METRO 2033 AND THE ELDER SCROLLS V: SKYRIM
Metro 2033 is an important benchmark because the sequel, Last Light, will probably use the same visually stunning game engine. The game is taxing on both the memory and texturing subsystems, giving most cards an equal chance of performing at their best. The game does favour Radeon cards but on High settings the GTX660 Ti manages to keep within a hair’s breadth of the more expensive Radeon HD7950. In Skyrim the game is more CPU-limited but the card turns in a great performance, never more than 5fps behind the behemoth GTX580 and the competing HD7870. Skyrim changes into a memory-straining game at higher resolutions but still remains easily playable at 1600p. With the card delivering just about 60fps at 1080p, it bodes well for other RPGs like Diablo III and even Dragon Age II, both being CPU-limited as well to a point.
WHAT ABOUT SLI PERFORMANCE?
In most games that Tom’s Hardware tested, SLI scaling was superb, achieving almost 100% performance when two cards were paired. For the most part average framerates are high, but there’s a knock in performance in the Batman benchmark, suggesting a driver fault because the cards only scored 5fps at their lowest minimum. That’s quite odd, but thankfully the rest of the games don’t display behaviour to those extremes. As I mentioned before, though, the Radeon HD7950 performs better in some games thanks to its better RAM arrangement and resulting higher bandwidth. Both Crysis 2 and Dirt show this well and its enough to tell you that if you want to game on multiple monitors, you’d better be doing it on two GTX670s or two Radeon HD7950 cards. Any thing less than that will be better suited to use with a 3D screen or multi-monitor gaming but with detail settings greatly lowered.
This begs the question of SLI-ing GTX660 and GTX650 cards in future – will it be worth it? From a performance standpoint, at least not for the GTX650. It’ll be too weak with a constrained memory system and at that point you’d be better off with one GTX670 anyway. It’s odd because users of Radeon HD7770 and HD7850 cards in Crossfire setups have reported great performance despite using two crippled cards, suggesting that the only thing holding Nvidia’s lower-cost Keplers back is RAM performance. Would a little overclocking help that?

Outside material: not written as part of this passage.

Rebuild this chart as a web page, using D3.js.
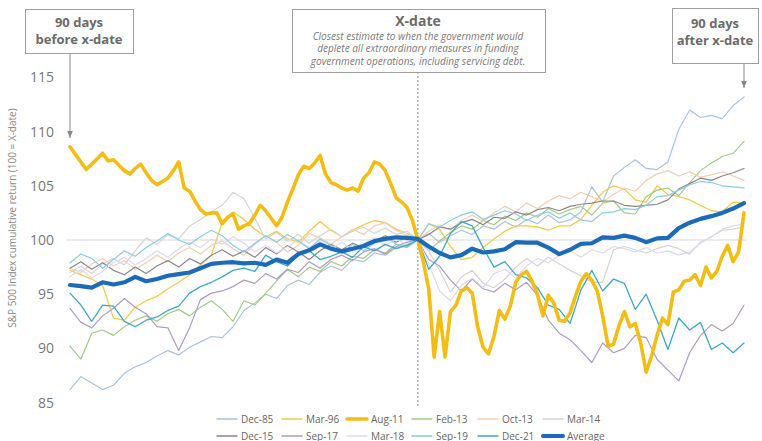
<!DOCTYPE html>
<html>
<head>
<meta charset="utf-8">
<script src="https://cdn.jsdelivr.net/npm/d3@7"></script>
<style>
  html, body { margin: 0; padding: 0; background: #fff; }
  svg { display: block; font-family: "Open Sans", "Noto Sans", sans-serif; }
</style>
</head>
<body>
<svg id="chart" width="762" height="441"></svg>
<script>
// ---------- DATA ----------
// trading days relative to the X-date (0); every 2nd day for the thin series, daily for Aug-11
const days = d3.range(-64, 61, 2);
const daysDaily = d3.range(-64, 61);
const yTicks = [85, 90, 95, 100, 105, 110, 115];

const dec85 = [86.2,87.4,86.8,86.2,86.6,87.7,88.3,88.7,89.3,89.8,89.4,90.1,90.6,91.1,91.0,92.0,93.5,94.2,95.0,94.6,95.8,96.3,95.9,97.0,97.6,97.2,98.2,98.0,98.8,98.6,99.3,99.6,100.0,100.6,99.8,100.4,100.9,100.5,101.3,101.0,101.7,101.2,101.9,101.5,102.3,101.6,101.85,102.6,104.9,103.5,105.9,106.7,107.4,106.6,106.5,107.2,110.2,112.0,111.3,111.5,111.2,112.4,113.2];
const mar96 = [97.2,96.8,96.4,95.8,92.8,92.6,93.8,94.4,94.8,95.5,96.1,96.8,97.7,98.6,101.6,102.6,101.9,101.0,100.3,100.8,100.1,99.8,100.8,101.7,100.9,100.3,100.9,101.4,101.8,101.6,101.0,100.6,100.0,101.5,101.0,99.4,98.2,98.4,99.3,100.1,100.8,101.3,101.3,101.2,100.9,101.3,101.3,101.9,103.2,104.4,105.0,104.7,103.7,103.5,105.0,104.2,104.0,103.7,103.2,102.7,102.6,103.5,103.4];
const aug11 = [108.6,107.9,107.2,106.5,107.0,107.5,108.0,107.3,107.4,106.9,106.4,106.1,106.6,107.0,106.2,105.5,105.1,105.4,105.7,106.4,107.2,104.8,104.5,103.6,102.8,102.4,102.5,102.5,101.5,102.1,102.4,101.0,101.3,101.5,102.3,103.2,102.7,102.0,101.3,102.1,103.5,104.7,106.0,106.8,106.6,107.1,107.8,106.1,105.3,105.1,104.8,104.6,104.8,104.5,105.7,106.2,107.2,107.0,106.4,105.2,103.9,103.5,103.0,101.8,100.0,
  98.0,95.5,89.2,93.4,89.2,93.4,94.0,95.3,95.6,95.1,92.0,90.1,89.5,91.1,93.5,92.7,93.9,96.1,96.8,97.1,96.2,95.0,93.0,94.9,94.2,92.6,92.5,93.3,94.8,96.2,96.9,96.3,95.3,93.0,90.2,90.4,92.1,93.4,92.0,92.3,90.5,87.8,89.3,91.2,92.8,92.2,95.2,95.4,96.2,96.3,96.8,95.8,97.5,96.5,97.1,98.5,99.5,98.0,98.9,102.5];
const feb13 = [90.2,89.0,91.4,91.7,91.2,92.0,92.6,93.0,92.5,93.2,93.6,93.0,93.8,94.4,93.6,92.5,94.4,94.0,95.1,96.2,97.3,96.6,97.5,97.1,98.0,97.6,98.5,98.3,99.1,98.8,99.6,99.3,100.0,99.0,99.9,100.7,101.3,101.0,101.8,101.4,102.2,101.8,102.5,102.1,102.9,102.4,102.8,103.1,102.3,103.4,103.6,102.5,102.4,104.0,104.6,104.8,104.1,105.3,106.4,107.1,107.7,108.0,109.1];
const oct13 = [97.4,97.0,97.8,98.3,97.6,98.1,97.3,97.9,98.6,98.0,98.8,99.3,98.7,99.5,99.9,99.2,98.6,99.6,100.4,99.8,98.9,99.5,100.6,100.2,99.6,100.3,101.0,100.5,101.3,101.6,100.9,100.4,100.0,100.8,101.4,100.9,101.8,102.3,101.7,102.5,103.1,102.6,103.4,102.9,103.6,104.1,103.8,104.4,104.0,103.5,104.2,104.8,104.5,105.5,106.1,106.4,105.9,106.3,105.8,106.0,106.3,105.9,105.5];
const mar14 = [97.0,97.6,96.9,97.8,98.3,97.7,99.0,100.2,99.6,100.5,100.1,101.3,101.9,102.6,103.2,104.4,103.8,102.0,100.1,100.7,99.9,100.5,99.7,100.4,101.0,100.3,100.8,101.2,100.6,101.1,100.5,100.8,100.0,99.0,97.2,95.2,96.6,97.2,96.0,95.6,96.4,97.5,98.3,97.6,98.4,97.8,97.2,96.7,96.1,96.1,99.1,99.4,99.1,98.8,99.2,99.5,99.2,98.7,99.8,100.3,100.9,101.0,101.2];
const dec15 = [97.4,98.0,97.3,97.9,97.2,96.8,97.5,96.9,97.6,98.1,97.5,98.3,97.8,98.6,99.1,98.5,99.0,98.4,99.3,98.7,99.5,98.9,98.2,99.0,99.6,99.1,99.7,99.3,99.9,100.4,99.8,100.3,100.0,100.5,101.2,101.0,101.6,101.9,101.4,102.1,102.0,102.6,102.3,102.8,103.0,102.7,103.1,103.3,103.4,103.6,103.6,103.2,103.1,103.2,103.3,103.7,104.7,105.2,105.7,105.5,105.9,106.2,106.6];
const sep17 = [93.7,92.4,91.9,93.0,93.7,94.6,93.8,93.2,92.0,91.9,89.8,91.9,94.5,95.1,95.3,95.7,96.3,96.0,96.9,96.4,97.3,97.0,98.0,97.4,98.2,98.6,98.1,98.9,99.2,98.7,99.4,99.8,100.0,98.2,97.6,96.3,95.3,96.4,95.5,95.2,96.0,95.4,96.1,94.9,92.6,91.4,90.8,89.8,88.7,90.5,89.6,90.0,91.2,91.0,89.0,88.0,87.0,89.6,91.2,92.2,91.6,92.3,94.0];
const mar18 = [96.6,97.3,96.5,97.1,97.9,98.4,97.7,98.3,99.0,98.4,99.2,99.8,99.3,100.1,99.6,100.3,99.7,98.9,99.5,98.8,99.4,100.0,99.3,99.9,99.2,99.8,99.1,99.6,100.2,99.5,100.1,99.6,100.0,97.8,95.3,94.4,95.8,96.5,95.6,96.9,97.3,96.5,97.6,98.3,97.9,98.6,99.0,98.4,99.1,98.8,99.4,99.2,98.9,99.3,98.8,99.0,98.6,98.9,99.7,100.3,101.0,101.3,101.5];
const sep19 = [97.9,98.7,98.3,97.4,98.2,99.0,98.5,99.3,99.9,100.6,100.0,99.6,100.3,100.9,100.4,99.5,98.9,99.7,100.4,99.8,100.5,99.9,99.2,100.1,99.5,98.8,99.6,99.0,99.7,100.3,99.6,99.4,100.0,101.5,101.2,101.8,102.3,102.6,101.9,102.3,102.7,102.4,101.8,102.3,102.6,102.0,102.5,101.85,101.7,102.5,102.6,102.9,102.8,103.2,104.0,104.1,104.6,105.1,105.4,105.3,105.0,104.9,104.8];
const dec21 = [95.1,94.0,92.5,94.0,93.9,92.5,92.0,92.6,92.9,93.5,93.9,95.1,95.7,96.1,96.6,97.2,97.4,97.1,98.6,98.0,97.6,98.6,99.0,98.2,98.5,98.9,98.4,99.4,99.0,99.6,99.2,99.5,100.0,97.3,98.5,100.6,101.7,101.3,99.3,97.5,98.0,96.8,96.5,95.6,94.0,93.6,92.3,95.4,97.2,95.3,96.4,96.0,93.6,95.0,92.6,89.9,92.8,91.7,92.4,89.9,90.5,89.6,90.5];
const average = [95.85,95.75,95.6,96.1,95.9,96.1,96.6,96.2,96.4,96.7,96.85,97.0,97.4,97.8,97.9,97.95,97.85,97.9,97.7,98.2,97.9,98.7,99.05,99.6,99.2,98.95,99.2,99.45,99.9,100.1,100.25,100.2,100.1,99.4,98.8,98.4,98.6,99.2,98.85,98.95,99.15,99.8,99.75,99.75,99.3,98.7,99.1,99.65,99.7,100.25,100.2,100.4,100.2,99.8,100.15,100.2,101.1,101.6,101.95,102.2,102.5,102.9,103.4];

const seriesNames = ["Dec-85","Mar-96","Aug-11","Feb-13","Oct-13","Mar-14","Dec-15","Sep-17","Mar-18","Sep-19","Dec-21","Average"];
const seriesValues = [dec85, mar96, aug11, feb13, oct13, mar14, dec15, sep17, mar18, sep19, dec21, average];
const seriesColors = ["#a9c4dc","#f2cc4a","#f4bd14","#a2cb82","#f2ceb3","#d4d4d4","#8f8489","#ac9bc6","#dfd9ea","#8ccbe5","#3ea8c6","#1b6bb8"];
const seriesWidths = [1.2,1.3,3.6,1.2,1.2,1.2,1.2,1.2,1.2,1.2,1.3,4.2];

// ---------- CHART ----------
const svg = d3.select("#chart");
const x = d3.scaleLinear().domain([-64, 60]).range([70, 744]);
const y = d3.scaleLinear().domain([85, 115]).range([402.6, 77.4]);

// reference line at 100
svg.append("line")
  .attr("x1", 66).attr("x2", 746)
  .attr("y1", y(100)).attr("y2", y(100))
  .attr("stroke", "#d9d9d9").attr("stroke-width", 1);

// y axis
const yAxis = svg.append("g")
  .attr("transform", "translate(62,0)")
  .call(d3.axisLeft(y).tickValues(yTicks).tickSize(0).tickPadding(8).tickFormat(d3.format("d")));
yAxis.select(".domain").remove();
yAxis.selectAll("text")
  .attr("fill", "#777").attr("font-size", 14)
  .attr("font-family", "\"Open Sans\", sans-serif");

svg.append("text")
  .attr("transform", "translate(16,218) rotate(-90)")
  .attr("text-anchor", "middle")
  .attr("font-size", 10).attr("fill", "#888")
  .text("S&P 500 Index cumulative return (100 = X-date)");

// x-date dashed line
svg.append("line")
  .attr("x1", x(0)).attr("x2", x(0))
  .attr("y1", 72).attr("y2", 406)
  .attr("stroke", "#8a8a8a").attr("stroke-width", 1)
  .attr("stroke-dasharray", "2,2");

// lines
const line = d3.line().x(d => x(d[0])).y(d => y(d[1]));
const order = [0,1,3,4,5,6,7,8,9,10,2,11];
order.forEach(i => {
  const vals = seriesValues[i];
  const xs = vals.length === daysDaily.length ? daysDaily : days;
  svg.append("path")
    .datum(vals.map((v, k) => [xs[k], v]))
    .attr("fill", "none")
    .attr("stroke", seriesColors[i])
    .attr("stroke-width", seriesWidths[i])
    .attr("stroke-linejoin", "round")
    .attr("stroke-linecap", "round")
    .attr("d", line);
});

// annotations
const defs = svg.append("defs");
defs.append("marker")
  .attr("id", "arrow").attr("viewBox", "0 0 10 10")
  .attr("refX", 10).attr("refY", 5)
  .attr("markerWidth", 7).attr("markerHeight", 7)
  .attr("orient", "auto")
  .append("path").attr("d", "M0,1 L10,5 L0,9 Z").attr("fill", "#888");

function box(x0, y0, w, h) {
  svg.append("rect").attr("x", x0 + 0.5).attr("y", y0 + 0.5)
    .attr("width", w).attr("height", h)
    .attr("fill", "#fff").attr("stroke", "#a0a0a0").attr("stroke-width", 1);
}
function boldText(cx, cy, t, size) {
  svg.append("text").attr("x", cx).attr("y", cy)
    .attr("text-anchor", "middle").attr("font-size", size || 13).attr("font-weight", 700)
    .attr("fill", "#6b6b6b").text(t);
}

// left
svg.append("line").attr("x1", 70).attr("x2", 70).attr("y1", 54).attr("y2", 138)
  .attr("stroke", "#888").attr("stroke-width", 1).attr("marker-end", "url(#arrow)");
box(25, 9, 108, 44);
boldText(79, 27, "90 days");
boldText(79, 44, "before x-date");

// right
svg.append("line").attr("x1", 744).attr("x2", 744).attr("y1", 63).attr("y2", 88)
  .attr("stroke", "#888").attr("stroke-width", 1).attr("marker-end", "url(#arrow)");
box(672, 8, 86, 55);
boldText(715, 28, "90 days");
boldText(715, 45, "after x-date");

// middle
box(292, 9, 253, 63);
boldText(418, 26, "X-date", 14);
["Closest estimate to when the government would",
 "deplete all extraordinary measures in funding",
 "government operations, including servicing debt."].forEach((t, k) => {
  svg.append("text").attr("x", 418).attr("y", 39.5 + k * 12.5)
    .attr("text-anchor", "middle").attr("font-size", 10).attr("font-style", "italic")
    .attr("fill", "#7a7a7a").text(t);
});

// legend
const legCols = [217, 282, 347, 412, 478, 543];
seriesNames.forEach((name, i) => {
  const col = i % 6, row = Math.floor(i / 6);
  const lx = legCols[col], ly = 419 + row * 17;
  const g = svg.append("g");
  g.append("line").attr("x1", lx).attr("x2", lx + 20).attr("y1", ly).attr("y2", ly)
    .attr("stroke", seriesColors[i])
    .attr("stroke-width", i === 2 ? 3.5 : (i === 11 ? 4 : 1.3))
    .attr("stroke-linecap", "round");
  g.append("text").attr("x", lx + 24).attr("y", ly + 3.5)
    .attr("font-size", 10).attr("fill", "#666").text(name);
});
</script>
</body>
</html>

OVERCLOCKING, TEMPERATURES AND POWER CONSUMPTION
The only games that will benefit from overclocking would be the ones that are GPU-limited thanks to their reliance on textures and tesselation and those that strain the memory bandwidth. With Tom’s Hardware’s unit overclocked by 150MHz core and 250Mhz on the memory for an effective 7GHz, there’s very little difference in the benchmarks at all, suggesting that the card is operating at its very limit already. Temperatures stay in the mid-60° range, perfect for a card that will live in mainstream chassis and possibly even in some ITX ones as well. Power consumption is also great, easily ducking in under the load a single GTX580 creates and even showing that a decent 700W power supply will be enough for two in SLI. If you’re sticking to one card, you only need a minimum of a 500W power supply to make things work. If you’re upgrading from a GTX260; 275; 280, 460; 470, or Radeon HD4870; 5850; 5870; 6850; 6870 or the 6950, it’ll be a simple in-place upgrade without any worrying about your power supply requirements.

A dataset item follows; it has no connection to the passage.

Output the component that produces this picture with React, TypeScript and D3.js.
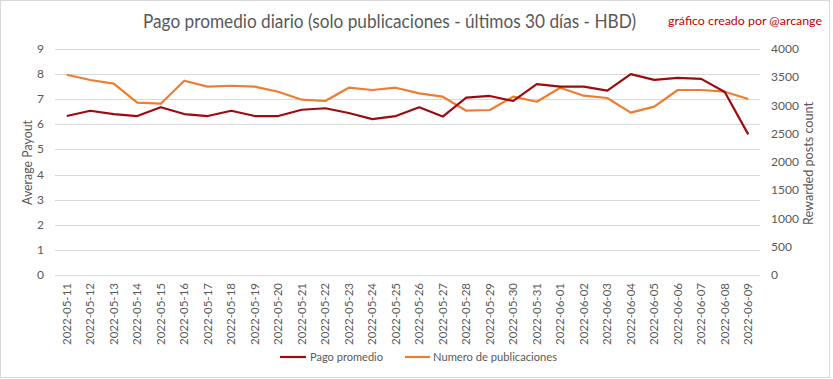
import React from "react";
import * as d3 from "d3";

const dates = [
  "2022-05-11","2022-05-12","2022-05-13","2022-05-14","2022-05-15","2022-05-16","2022-05-17","2022-05-18","2022-05-19","2022-05-20",
  "2022-05-21","2022-05-22","2022-05-23","2022-05-24","2022-05-25","2022-05-26","2022-05-27","2022-05-28","2022-05-29","2022-05-30",
  "2022-05-31","2022-06-01","2022-06-02","2022-06-03","2022-06-04","2022-06-05","2022-06-06","2022-06-07","2022-06-08","2022-06-09",
];
const pagoPromedio = [
  6.33, 6.54, 6.41, 6.33, 6.68, 6.41, 6.33, 6.54, 6.33, 6.33,
  6.58, 6.64, 6.45, 6.21, 6.33, 6.68, 6.31, 7.06, 7.13, 6.93,
  7.6, 7.5, 7.5, 7.34, 8.0, 7.77, 7.85, 7.81, 7.29, 5.6,
];
const numeroPublicaciones = [
  3545, 3451, 3386, 3050, 3032, 3439, 3333, 3350, 3335, 3244,
  3103, 3080, 3315, 3274, 3315, 3215, 3156, 2908, 2920, 3156,
  3067, 3315, 3174, 3133, 2873, 2979, 3274, 3274, 3244, 3115,
];
const leftTicks = [0, 1, 2, 3, 4, 5, 6, 7, 8, 9];
const rightTicks = [0, 500, 1000, 1500, 2000, 2500, 3000, 3500, 4000];

const W = 833, H = 379;
const plot = { left: 55, right: 760, top: 49, bottom: 275 };
const FONT = "Lato, 'Open Sans', sans-serif";
const RED = "#9E0B0F";
const ORANGE = "#ED7D31";
const GRID = "#D9D9D9";
const TEXT = "#595959";

export default function App() {
  const x = d3.scalePoint<string>().domain(dates).range([plot.left, plot.right]).padding(0.5);
  const yL = d3.scaleLinear().domain([0, 9]).range([plot.bottom, plot.top]);
  const yR = d3.scaleLinear().domain([0, 4000]).range([plot.bottom, plot.top]);

  const lineL = d3.line<number>().x((_, i) => x(dates[i])!).y((d) => yL(d));
  const lineR = d3.line<number>().x((_, i) => x(dates[i])!).y((d) => yR(d));

  return (
    <svg width={W} height={H} style={{ position: "absolute", left: 0, top: 0, fontFamily: FONT }}>
      <rect x={0.5} y={0.5} width={829} height={377} fill="#fff" stroke="#D9D9D9" />
      <text x={389.5} y={28} textAnchor="middle" fontSize={18.5} fill={TEXT} textLength={493} lengthAdjust="spacingAndGlyphs">
        Pago promedio diario (solo publicaciones - últimos 30 días - HBD)
      </text>
      <text x={668} y={25} fontSize={12} fill="#C00000" textLength={154} lengthAdjust="spacingAndGlyphs">
        gráfico creado por @arcange
      </text>
      {leftTicks.map((t) => (
        <g key={"l" + t}>
          <line x1={plot.left} x2={plot.right} y1={Math.round(yL(t)) + 0.5} y2={Math.round(yL(t)) + 0.5} stroke={GRID} strokeWidth={1} />
          <text x={44} y={yL(t) + 4} textAnchor="end" fontSize={12} fill={TEXT}>{t}</text>
        </g>
      ))}
      {rightTicks.map((t) => (
        <text key={"r" + t} x={771} y={yR(t) + 4} textAnchor="start" fontSize={12} fill={TEXT}>{t}</text>
      ))}
      <text transform={`translate(32,162.5) rotate(-90)`} textAnchor="middle" fontSize={12.5} fill={TEXT} textLength={85} lengthAdjust="spacingAndGlyphs">Average Payout</text>
      <text transform={`translate(813,163.5) rotate(-90)`} textAnchor="middle" fontSize={12.5} fill={TEXT} textLength={123} lengthAdjust="spacingAndGlyphs">Rewarded posts count</text>
      {dates.map((d) => (
        <text key={d} transform={`translate(${x(d)! + 4},283) rotate(-90)`} textAnchor="end" fontSize={11.5} fill={TEXT} textLength={62} lengthAdjust="spacingAndGlyphs">{d}</text>
      ))}
      <path d={lineR(numeroPublicaciones)!} fill="none" stroke={ORANGE} strokeWidth={2.2} strokeLinejoin="round" />
      <path d={lineL(pagoPromedio)!} fill="none" stroke={RED} strokeWidth={2.2} strokeLinejoin="round" />
      <line x1={280} x2={306} y1={357} y2={357} stroke={RED} strokeWidth={2.2} />
      <text x={310} y={361} fontSize={12} fill={TEXT} textLength={73} lengthAdjust="spacingAndGlyphs">Pago promedio</text>
      <line x1={405} x2={430} y1={357} y2={357} stroke={ORANGE} strokeWidth={2.2} />
      <text x={433} y={361} fontSize={12} fill={TEXT} textLength={124} lengthAdjust="spacingAndGlyphs">Numero de publicaciones</text>
    </svg>
  );
}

CONCLUSION: HOLY CHEESE AND CRACKERS
At $300 (approx R2500) for the promised reference versions and with most overclocked ones going for around $330 (around R2700) this would be a kick-ass card for mainstream buyers…if our local stores could stick to something like that. With most online retailers pricing their cards above R3000, they’re playing the market on their own by putting them against the HD7870 which, in reference form, hovers just over R2800 if you do your homework. Regardless, its a great card and the price isn’t anything to complain about – in fact, once the reference versions pop up, there’ll be a very tight price war with AMD dropping their prices on retail HD7870 and HD7950 units just to keep things even.
But while the GTX660 Ti does serve the mainstream market so damn well, there’s still the sub-R2800 bracket to corner. With stock of the GTX560 Ti slowly trickling out and the GTX570 currently still going for around R2900, it may be that uninformed buyers will grab one of the older cards instead of wait for the inevitable price drops in three months. With a few driver tweaks, the GTX660 Ti may perform even better, prompting Nvidia to raise prices because there’s no serious competition.

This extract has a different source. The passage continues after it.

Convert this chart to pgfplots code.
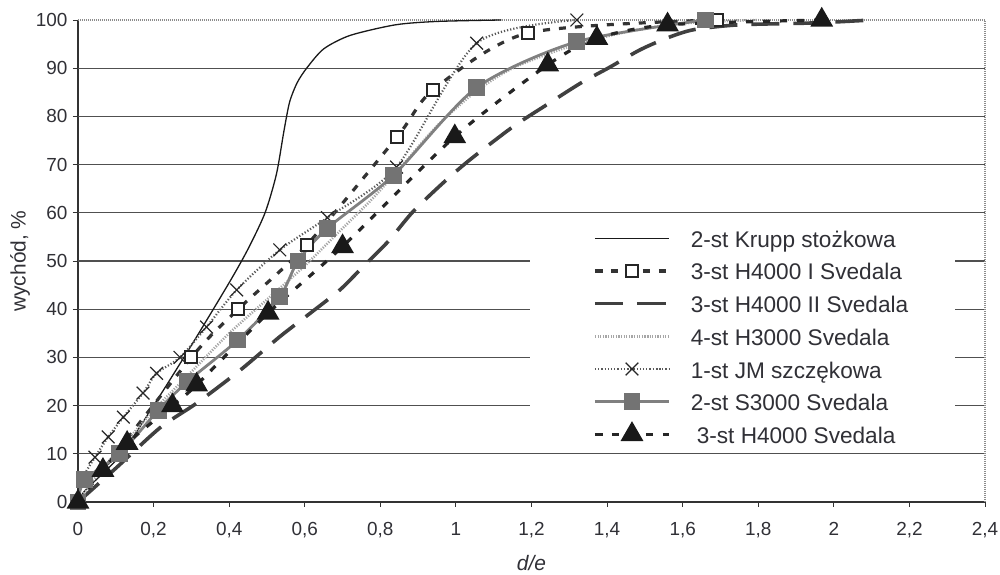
\documentclass[border=0pt]{standalone}
\usepackage{pgfplots}
\pgfplotsset{compat=1.18}
\usepackage{fontspec}
\setmainfont{Liberation Sans}

\definecolor{txt}{HTML}{303036}
\definecolor{gridc}{HTML}{505050}

\begin{document}
\begin{tikzpicture}
\useasboundingbox (-78bp,-73bp) rectangle (922bp,502bp);
\begin{axis}[
  scale only axis, width=907bp, height=482bp,
  xmin=0, xmax=2.4, ymin=0, ymax=100,
  clip=false,
  xtick={0,0.2,0.4,0.6,0.8,1,1.2,1.4,1.6,1.8,2,2.2,2.4},
  ytick={0,10,...,100},
  extra y ticks={10,20,...,90},
  extra y tick labels={},
  extra y tick style={grid=major},
  major grid style={gridc, line width=1.1bp},
  axis x line*=bottom, axis y line*=left,
  axis line style={black!80, line width=1.2bp},
  tick align=outside, major tick length=5bp,
  tick style={black!80, line width=0.9bp},
  tick label style={font=\fontsize{19}{19}\selectfont, text=txt},
  xticklabel style={yshift=-12bp},
  yticklabel style={xshift=-2bp},
  /pgf/number format/use comma,
  /pgf/number format/assume math mode=true,
  xlabel={\itshape d/e},
  ylabel={wychód, \%},
  label style={font=\fontsize{21}{21}\selectfont, text=txt},
  xlabel style={at={([yshift=-61bp]axis description cs:0.5,0)}, anchor=center},
  ylabel style={at={([xshift=-58bp]axis description cs:0,0.5)}, anchor=center},
  legend cell align=left,
  legend style={at={(rel axis cs:0.5678,0.5726)}, anchor=north west,
    draw=none, fill=none, inner sep=0pt, row sep=8.7bp, column sep=20bp,
    font=\fontsize{22.7}{24}\selectfont, text=txt,
    nodes={text height=21bp, text depth=3bp, inner sep=0pt}},
  legend image code/.code={%
    \draw[mark repeat=2, mark phase=2, #1]
      plot coordinates {(0bp,0bp) (37bp,0bp) (74bp,0bp)};},
  every axis plot/.append style={smooth, tension=0.45},
]

% white panel behind the legend, dotted frame on top and right
\fill[white] (axis cs:1.196,10.6) rectangle (axis cs:2.32,58.5);
\draw[black!45, line width=1.2bp, dash pattern=on 1bp off 1bp]
  (rel axis cs:0,1) -- (rel axis cs:1,1) -- (rel axis cs:1,0);

% 2-st Krupp stozkowa
\addplot[black!90, line width=1.3bp, no marks] coordinates {
  (0,0) (0.02,2.5) (0.11,9.5) (0.2,20) (0.3,32.5) (0.4,45.5) (0.45,52.5)
  (0.495,60) (0.525,68) (0.545,77) (0.56,83) (0.58,87) (0.605,90)
  (0.65,94) (0.72,96.8) (0.84,99) (0.95,99.7) (1.12,100)
};
\addlegendentry{2-st Krupp stożkowa}

% 3-st H4000 I Svedala
\addplot[black!80, line width=3.2bp, dash pattern=on 7bp off 9bp,
  mark=square*, mark size=6bp,
  mark options={solid, fill=white, draw=black!85, line width=1.8bp}] coordinates {
  (0,0) (0.3,30) (0.424,40) (0.605,53.3) (0.845,75.8) (0.94,85.5)
  (1.19,97.3) (1.69,100)
};
\addlegendentry{3-st H4000 I Svedala}

% 3-st H4000 II Svedala
\addplot[black!75, line width=3.6bp, dash pattern=on 28bp off 14bp, no marks] coordinates {
  (0,0) (0.1,7) (0.217,15.4) (0.314,20.5) (0.43,27.4) (0.534,34.3)
  (0.62,39.5) (0.693,44) (0.754,48.8) (0.82,54) (0.886,60.2) (0.966,66.2)
  (1.037,71) (1.15,77.8) (1.24,82.4) (1.33,86.9) (1.407,90.2) (1.487,93.8)
  (1.56,96.3) (1.63,98) (1.75,99) (1.95,99.4) (2.1,100)
};
\addlegendentry{3-st H4000 II Svedala}

% 4-st H3000 Svedala
\addplot[black!35, line width=2.6bp, dash pattern=on 1.2bp off 1.4bp, no marks] coordinates {
  (0,0) (0.05,5.5) (0.1,10) (0.2,19) (0.3,27) (0.4,35) (0.5,42) (0.6,49)
  (0.69,56) (0.78,63) (0.86,70) (0.95,78) (1.05,85) (1.15,90) (1.3,94.5)
  (1.45,97.5) (1.6,99.3) (1.8,100)
};
\addlegendentry{4-st H3000 Svedala}

% 1-st JM szczekowa
\addplot[black!65, line width=2.2bp, dash pattern=on 1.2bp off 2bp,
  mark=x, mark size=9bp,
  mark options={solid, line width=1.2bp, draw=black!85}] coordinates {
  (0,0) (0.013,5) (0.045,9.3) (0.08,13.5) (0.12,17.6) (0.172,22.6)
  (0.208,26.7) (0.27,30) (0.34,36.3) (0.42,44) (0.534,52.3) (0.66,59)
  (0.843,69.5) (1.055,95.2) (1.32,100)
};
\addlegendentry{1-st JM szczękowa}

% 2-st S3000 Svedala
\addplot[black!50, line width=2.8bp,
  mark=square*, mark size=7bp,
  mark options={solid, fill=black!55, draw=black!55}] coordinates {
  (0,0) (0.018,4.6) (0.11,10) (0.212,19) (0.29,25) (0.423,33.6)
  (0.534,42.6) (0.582,50) (0.66,56.8) (0.835,67.8) (1.055,86)
  (1.32,95.5) (1.66,100)
};
\addlegendentry{2-st S3000 Svedala}

% 3-st H4000 Svedala
\addplot[black!85, line width=3.2bp, dash pattern=on 7bp off 10bp,
  mark=triangle*, mark size=10bp,
  mark options={solid, fill=black!90, draw=black!90}] coordinates {
  (0,0) (0.066,6.6) (0.13,12.2) (0.25,20) (0.314,24.3) (0.503,39.2)
  (0.70,53) (0.997,75.8) (1.243,90.7) (1.373,96.2) (1.56,99) (1.968,100)
};
\addlegendentry{\hspace{6bp}3-st H4000 Svedala}

\end{axis}
\end{tikzpicture}
\end{document}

So who should upgrade? Well, if you’re still running a GTX-200 series card, do it. Do it now, because you’re just falling further and further behind the curve. The GTX560 replaced most of the remaining Geforce 8800GT and 9800GT cards left over and this will surely do the same for the GTS250, the GTX260; 270;275;280 and GTX285, cards that today are just lagging behind unless you’re now playing your games at 720p with no AA. Its a bit harder for Radeon owners because despite the fact that you can’t turn on gobs of AA for your game, a HD5870 still holds its own in a lot of titles today, the HD6870 even more so (and I own one, so I know).
The same story applies for the GTX580, because as we’ve just seen there’s no real reason to turf it just yet – most games actually run pretty well and without hassle. Perhaps the inevitable GTX-700 series will do more to convince those buyers, but stick with what you have for now. The only counter AMD has left now is a Ghz edition of the HD7870 and an updated BIOS for existing buyers, as well as a price drop to $280. Those of you who own one can only hope.
For everyone else, this is the new mainstream king. All glory to the GTX660 Ti!